The Policeman That Sam Poo Killed

Senior-Constable John Ward was born in England and he joined the Old Police on 1st February 1858. He transferred to New Police as a mounted trooper in 1862. He was described as 29 years old, 5’ 10 ½” tall, had brown hair and blue eyes, and his complexion was fair. Ward was promoted to Senior-Constable on 1st May 1863.

In early 1865 a Chinese gold miner, Sam Poo, thought to be mentally unbalanced, started sticking up people on the road to Mudgee. He also kidnapped and raped a young woman. Ward went looking for the Chinaman, who upon spotting the trooper ran into the surrounding bush. Ward rode after him and when he caught up called on him to stand and drop his weapon (a cut down shotgun). Sam Poo aimed at the trooper and said “You policeman – me fire”.

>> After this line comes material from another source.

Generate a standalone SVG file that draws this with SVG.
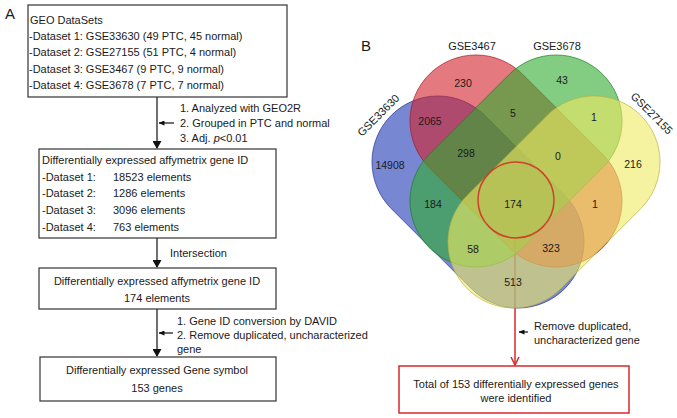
<svg xmlns="http://www.w3.org/2000/svg" width="677" height="418" viewBox="0 0 677 418">
<defs>
<style>
text{font-family:"Liberation Sans",Arial,sans-serif;font-size:11px;fill:#1a1a1a}
.box{fill:#fff;stroke:#333;stroke-width:1.2}
.rbox{fill:#fff;stroke:#d8282e;stroke-width:1.5}
.ln{stroke:#111;stroke-width:1.2;fill:none}
.big{font-size:15px}
.n{text-anchor:middle;font-size:10.5px}
.c{text-anchor:middle}
.el{stroke-width:0.9;fill-opacity:0.6;stroke-opacity:0.7}
</style>
<rect id="st" x="-122.6" y="-66" width="245.2" height="132" rx="66" ry="66"/>
<marker id="ah" markerWidth="8" markerHeight="9" refX="7" refY="4.5" orient="auto" markerUnits="userSpaceOnUse">
<path d="M0,0 L8,4.5 L0,9 Z" fill="#111"/>
</marker>
<marker id="sa" markerWidth="6" markerHeight="5" refX="5.5" refY="2.5" orient="auto" markerUnits="userSpaceOnUse">
<path d="M0,0 L6,2.5 L0,5 Z" fill="#111"/>
</marker>
</defs>
<rect width="677" height="418" fill="#fff"/>

<text x="5" y="19" class="big">A</text>
<text x="361" y="51" class="big">B</text>

<g id="connectors">
<line class="ln" x1="157" y1="97" x2="157" y2="148" marker-end="url(#ah)"/>
<line class="ln" x1="174" y1="123" x2="159" y2="123" marker-end="url(#sa)"/>
<line class="ln" x1="157" y1="238" x2="157" y2="267" marker-end="url(#ah)"/>
<line class="ln" x1="157" y1="309" x2="157" y2="356" marker-end="url(#ah)"/>
<line class="ln" x1="173" y1="333" x2="159" y2="333" marker-end="url(#sa)"/>
<line x1="515" y1="238" x2="515" y2="365" stroke="#d8282e" stroke-width="1.5"/>
<path d="M511,357 L515,365 L519,357" fill="none" stroke="#d8282e" stroke-width="1.5"/>
<line class="ln" x1="528" y1="332" x2="519" y2="332" marker-end="url(#sa)"/>
</g>

<g id="labels">
<text x="180" y="112">1. Analyzed with GEO2R</text>
<text x="180" y="127">2. Grouped in PTC and normal</text>
<text x="180" y="142">3. Adj. <tspan font-style="italic">p</tspan>&lt;0.01</text>
<text x="170" y="257">Intersection</text>
<text x="177" y="325">1. Gene ID conversion by DAVID</text>
<text x="177" y="339">2. Remove duplicated, uncharacterized</text>
<text x="177" y="353">gene</text>
<text x="534" y="330">Remove duplicated,</text>
<text x="534" y="344">uncharacterized gene</text>
</g>

<g id="geo">
<rect class="box" x="28" y="5" width="259" height="92"/>
<text x="30" y="24">GEO DataSets</text>
<text x="29" y="40">-Dataset 1: GSE33630 (49 PTC, 45 normal)</text>
<text x="29" y="56">-Dataset 2: GSE27155 (51 PTC, 4 normal)</text>
<text x="29" y="73">-Dataset 3: GSE3467 (9 PTC, 9 normal)</text>
<text x="29" y="89">-Dataset 4: GSE3678 (7 PTC, 7 normal)</text>
</g>

<g id="deg">
<rect class="box" x="39" y="149" width="237" height="89"/>
<text x="42" y="164">Differentially expressed affymetrix gene ID</text>
<text x="42" y="181">-Dataset 1:</text><text x="113" y="181">18523  elements</text>
<text x="42" y="197">-Dataset 2:</text><text x="113" y="197">1286 elements</text>
<text x="42" y="214">-Dataset 3:</text><text x="113" y="214">3096 elements</text>
<text x="42" y="231">-Dataset 4:</text><text x="113" y="231">763 elements</text>
</g>

<g id="inter">
<rect class="box" x="39" y="268" width="237" height="41"/>
<text x="157" y="285" class="c">Differentially expressed affymetrix gene ID</text>
<text x="157" y="302" class="c">174 elements</text>
</g>

<g id="symbol">
<rect class="box" x="40" y="357" width="236" height="44"/>
<text x="157" y="374" class="c">Differentially expressed Gene symbol</text>
<text x="157" y="392" class="c">153 genes</text>
</g>

<g id="venn">
<use href="#st" class="el" transform="translate(478,202) rotate(45)" fill="#1e37b4" stroke="#1e2f90"/>
<use href="#st" class="el" transform="translate(516,161) rotate(45)" fill="#d2212b" stroke="#a01820"/>
<use href="#st" class="el" transform="translate(516,161) rotate(-45)" fill="#2fac2f" stroke="#1f7a1f"/>
<use href="#st" class="el" transform="translate(554,202) rotate(-45)" fill="#eee961" stroke="#b8b040"/>
<circle cx="516" cy="200" r="38" fill="none" stroke="#d0402a" stroke-width="1.5"/>
<text class="c" x="472" y="50">GSE3467</text>
<text class="c" x="557" y="50">GSE3678</text>
<text class="c" transform="translate(381,118) rotate(-45)">GSE33630</text>
<text class="c" transform="translate(649,116) rotate(45)">GSE27155</text>
<text class="n" x="463" y="87">230</text>
<text class="n" x="562" y="84">43</text>
<text class="n" x="430" y="125">2065</text>
<text class="n" x="513" y="117">5</text>
<text class="n" x="594" y="121">1</text>
<text class="n" x="466" y="157">298</text>
<text class="n" x="558" y="160">0</text>
<text class="n" x="390" y="169">14908</text>
<text class="n" x="633" y="168">216</text>
<text class="n" x="433" y="208">184</text>
<text class="n" x="513" y="208">174</text>
<text class="n" x="595" y="208">1</text>
<text class="n" x="473" y="253">58</text>
<text class="n" x="551" y="252">323</text>
<text class="n" x="513" y="286">513</text>
</g>

<g id="total">
<rect class="rbox" x="399" y="366" width="230" height="47"/>
<text class="c" x="516" y="388">Total of 153 differentially expressed genes</text>
<text class="c" x="516" y="402">were identified</text>
</g>
</svg>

The trooper leapt from his horse and tried to use the animal as cover as he drew his Colt navy revolver. Ward’s hesitancy in shooting the Chinaman proved to be fatal for him, for Sam Poo fired, hitting the policeman in the pelvic area. Ward fell to the ground, discharging one shot from his Colt in the process. He them fired twice more at the Chinaman, who was running away through the bush.

The trooper lay bleeding on the ground until he was found by Mr M J F Plunkett, the squatter on whose run the shoot out had taken place. Plunkett arranged for Ward to be taken to his homestead, and sent for the doctor who lived 50 miles away. The doctor arrived the next day, but examination showed that Ward was beyond medical help.

The trooper told Mr Plunkett that he knew he was dying and asked what would become of his wife and family. Later he dictated a full statement about his encounter with Sam Poo to the squatter. Ward said he was a member of the Church of England, and asked Plunkett to pray for him. This the squatter did using a book of Common Prayer. The trooper then asked the squatter to send for his wife and family. However, John Ward died shortly after giving his request, passing away on 4th February 1865. His family arrived at the homestead after he had been buried.

A meeting was held in Mudgee, where a large sum of money was raised for Senior-Constable John Ward’s widow and children. This support acknowledged the supreme sacrifice the trooper had made in the performance of this duty.